— Start PROVIDED DATA —

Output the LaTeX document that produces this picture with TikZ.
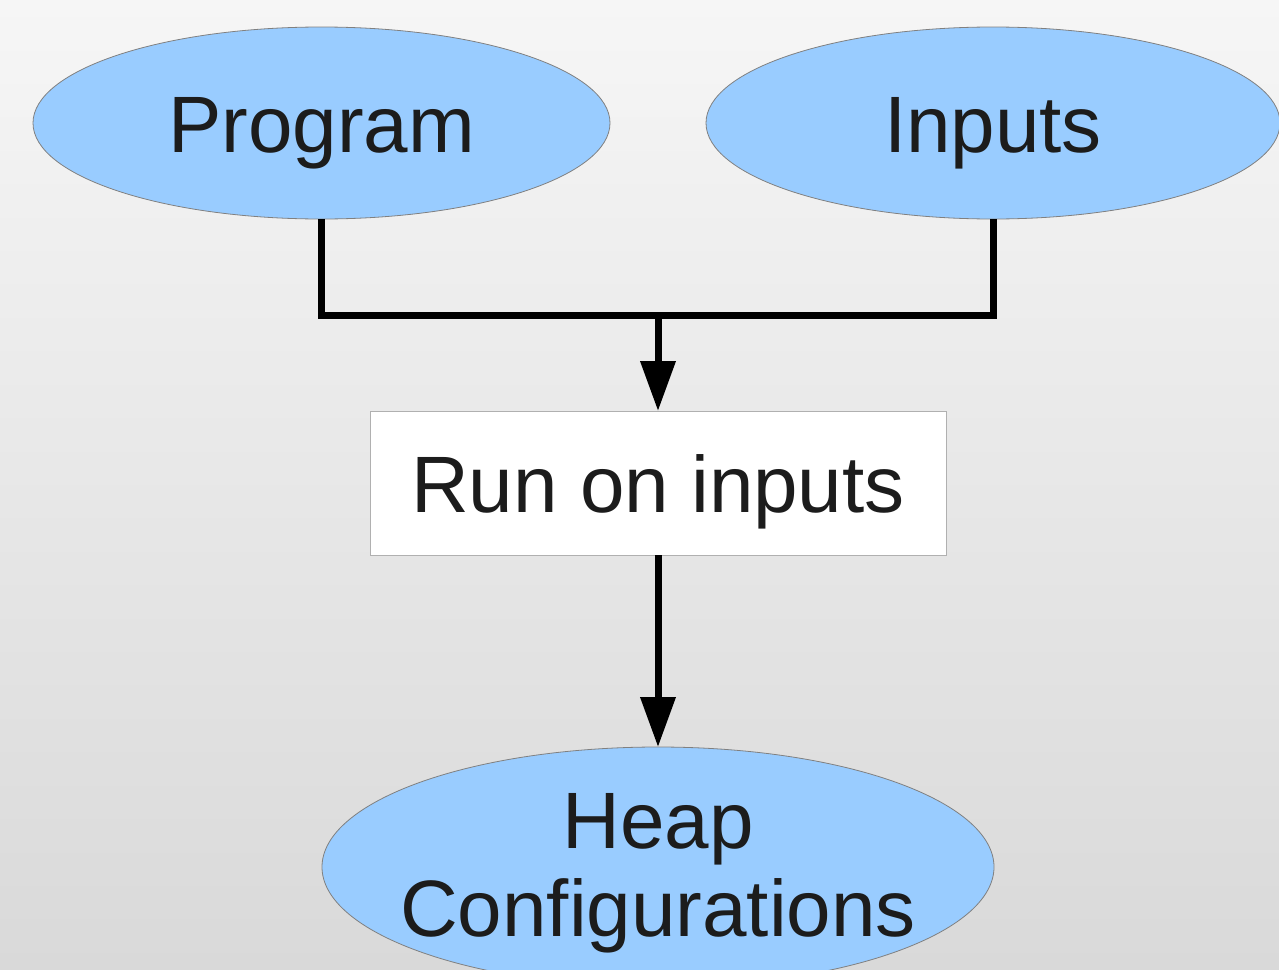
\documentclass[tikz,border=0pt]{standalone}
\usepackage{fontspec}
\setmainfont{Liberation Sans}
\usetikzlibrary{shapes.geometric,arrows.meta}
\definecolor{bubble}{HTML}{99CCFF}
\definecolor{ink}{HTML}{1C1C1C}
\definecolor{rim}{HTML}{808080}
\definecolor{boxrim}{HTML}{B0B0B0}
\definecolor{bgtop}{HTML}{F6F6F6}
\definecolor{bgbot}{HTML}{D9D9D9}
% text with no extent of its own, its baseline shifted from the node centre
\newcommand{\placedtext}[2]{\raisebox{#1}[0pt][0pt]{\makebox[0pt]{#2}}}
\begin{document}
\begin{tikzpicture}[x=1pt,y=-1pt,
  every node/.style={font=\fontsize{80}{88}\selectfont, text=ink, inner sep=0pt, outer sep=0pt},
  bubble/.style={ellipse, fill=bubble, draw=rim, line width=0.8pt},
  stepbox/.style={rectangle, fill=white, draw=boxrim, line width=1pt,
    minimum width=576pt, minimum height=144pt},
  conn/.style={line width=7pt, line join=miter, draw=black},
  flow/.style={conn, -{Triangle[length=50pt,width=34pt]}}]
  % page with its soft vertical gradient
  \shade[top color=bgtop, bottom color=bgbot] (0,0) rectangle (1279,969);
  \useasboundingbox (0,0) rectangle (1279,969);

  \node[bubble, minimum width=577pt, minimum height=192pt] (prog) at (321.5,123)
    {\placedtext{-29pt}{Program}};
  \node[bubble, minimum width=574pt, minimum height=192pt] (inp) at (993,123)
    {\placedtext{-29pt}{Inputs}};
  \node[stepbox] (run) at (658,483)
    {\placedtext{-29pt}{Run on inputs}};
  \node[bubble, minimum width=672pt, minimum height=240pt] (heap) at (658,867)
    {\placedtext{19pt}{\begin{tabular}[t]{@{}c@{}}Heap\\Configurations\end{tabular}}};

  % merge the two sources and feed the run step
  \coordinate (j) at (run.north |- 0,315);
  \draw[conn] (prog.south) |- (j) -| (inp.south);
  \draw[flow] (j) -- (run.north);
  \draw[flow] (run.south) -- (heap.north);
\end{tikzpicture}
\end{document}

— End PROVIDED DATA —

■ DIRECTION:
Go through the data above and transcribe it in full, omitting any image.

■ OUTPUT OF THE EXERCISE:
Output the LaTeX document that produces this picture with TikZ.
\documentclass[tikz,border=0pt]{standalone}
\usepackage{fontspec}
\setmainfont{Liberation Sans}
\usetikzlibrary{shapes.geometric,arrows.meta}
\definecolor{bubble}{HTML}{99CCFF}
\definecolor{ink}{HTML}{1C1C1C}
\definecolor{rim}{HTML}{808080}
\definecolor{boxrim}{HTML}{B0B0B0}
\definecolor{bgtop}{HTML}{F6F6F6}
\definecolor{bgbot}{HTML}{D9D9D9}
% text with no extent of its own, its baseline shifted from the node centre
\newcommand{\placedtext}[2]{\raisebox{#1}[0pt][0pt]{\makebox[0pt]{#2}}}
\begin{document}
\begin{tikzpicture}[x=1pt,y=-1pt,
  every node/.style={font=\fontsize{80}{88}\selectfont, text=ink, inner sep=0pt, outer sep=0pt},
  bubble/.style={ellipse, fill=bubble, draw=rim, line width=0.8pt},
  stepbox/.style={rectangle, fill=white, draw=boxrim, line width=1pt,
    minimum width=576pt, minimum height=144pt},
  conn/.style={line width=7pt, line join=miter, draw=black},
  flow/.style={conn, -{Triangle[length=50pt,width=34pt]}}]
  % page with its soft vertical gradient
  \shade[top color=bgtop, bottom color=bgbot] (0,0) rectangle (1279,969);
  \useasboundingbox (0,0) rectangle (1279,969);

  \node[bubble, minimum width=577pt, minimum height=192pt] (prog) at (321.5,123)
    {\placedtext{-29pt}{Program}};
  \node[bubble, minimum width=574pt, minimum height=192pt] (inp) at (993,123)
    {\placedtext{-29pt}{Inputs}};
  \node[stepbox] (run) at (658,483)
    {\placedtext{-29pt}{Run on inputs}};
  \node[bubble, minimum width=672pt, minimum height=240pt] (heap) at (658,867)
    {\placedtext{19pt}{\begin{tabular}[t]{@{}c@{}}Heap\\Configurations\end{tabular}}};

  % merge the two sources and feed the run step
  \coordinate (j) at (run.north |- 0,315);
  \draw[conn] (prog.south) |- (j) -| (inp.south);
  \draw[flow] (j) -- (run.north);
  \draw[flow] (run.south) -- (heap.north);
\end{tikzpicture}
\end{document}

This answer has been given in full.